In the outdoor area under an awning of zinc sheets, four Chinese men smoke incessantly and dig into cold buffalo in mala sauce, the numbing flavour of which comes from Sichuan peppercorn (or timur, as it is known in Nepal). Indoors, in the private dining section, a group of six customers from Beijing dig into Dou Ban Yu – whole fish in spicy bean sauce. This is their first time in Nepal, and they learned about San-Dai’s restaurant from friends who had eaten there before.

On Jyatha, the lane where New Chong Qing Wei is located, Chinese tourists stretch out their selfie sticks. Jyatha is in Thamel, Kathmandu’s tourist district. It hums with life, but Thamel is no longer the realm of the mountaineers and trekkers who once popularised it. Now, it is the Chinese who travel to Nepal the most, after Indians, for whom the open border offers convenient access.

In 2002, Nepal was the first South Asian country to become an “approved destination” for Chinese visitors.

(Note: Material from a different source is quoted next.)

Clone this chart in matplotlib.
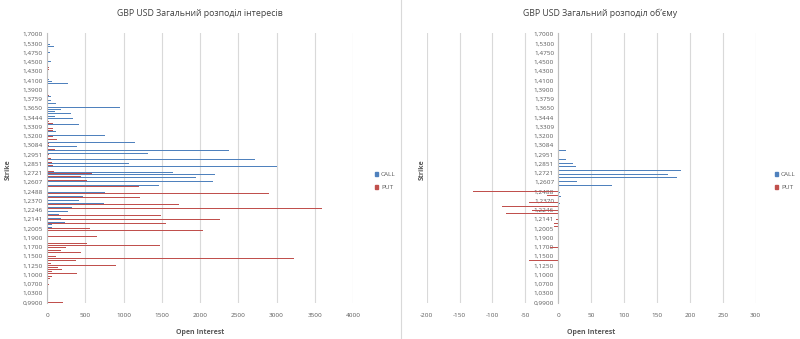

As the number of tourists began to increase, totalling more than 100,000 Chinese visitors for the first time in 2013, restaurants like New Chong Qing Wei started to emerge.

Even so, New Chong Qing Wei is an outlier in the midst of nearly 150 Chinese-owned restaurants that operate in Thamel today – not just because it is Nepalese-owned, but because San-Dai excels at cooking Sichuan cuisine and speaks Mandarin despite never having set foot in China. His restaurant is a microcosm of the larger tourism boom associated with the arrival of Chinese people in Nepal and the need for local entrepreneurs to adapt to this new reality by learning new skills.